Beyond that, there may be a much bigger problem with the proposal. The explanatory note reads as follows: "This proposal has been drafted to put an end to the coercion of what women should or should not wear through circulars, directives, regulations, or other administrative rules and orders issued by their hierarchical superiors, and to legally guarantee women's freedom to choose what they wear."

In contrast, female university students, who have been much more clearly at the center of the headscarf issue in Turkey than women working in public administration, were excluded from the scope of this proposal. Inexplicably, the proposal specifically refers to women working in professions in public institutions or professional organizations with public institution status. As stated in the explanatory note, the proposal seeks to legally protect the headscarf of "women employed in the exercise of public services in any status" and "women practicing a profession registered with the professional organizations that were established under Article 135 of the Constitution." Why this is so, to be honest, is incomprehensible.
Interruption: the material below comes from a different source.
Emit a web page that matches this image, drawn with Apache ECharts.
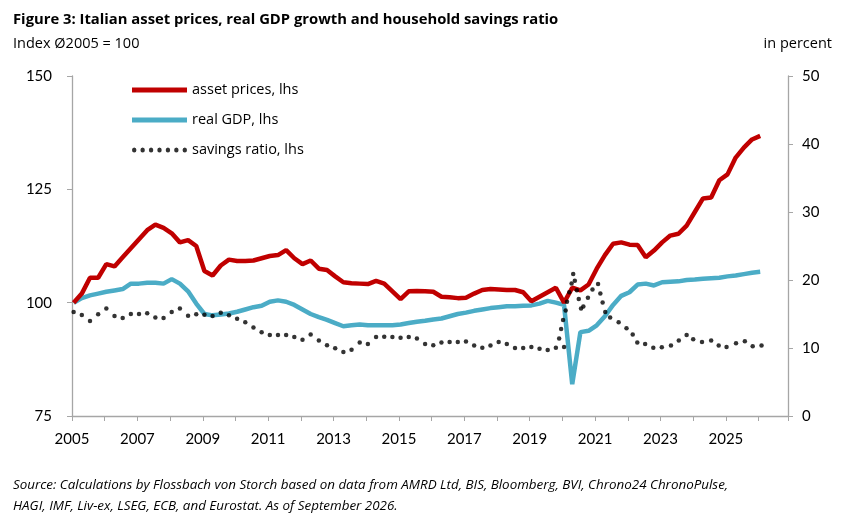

In fact, in today's legal system, the headscarf does not need legal protection. Nor did it need it in the past. It is now widely accepted that past prohibitions and practices were clear violations of rights and even criminal offenses. Moreover, as far as public employees are concerned, the latest rejection by the Council of State of the request for annulment of the regulation allowing the headscarf to be worn in the armed forces has left no issues in any sector. As for universities, the "free dress code" has been in force since 1990.

It should not be forgotten that the real guarantee of rights and freedoms lies rather in the practice of laws, and in the internalization of a notion of law worthy of a constitutional democratic state by all decision-makers, not to mention the judiciary.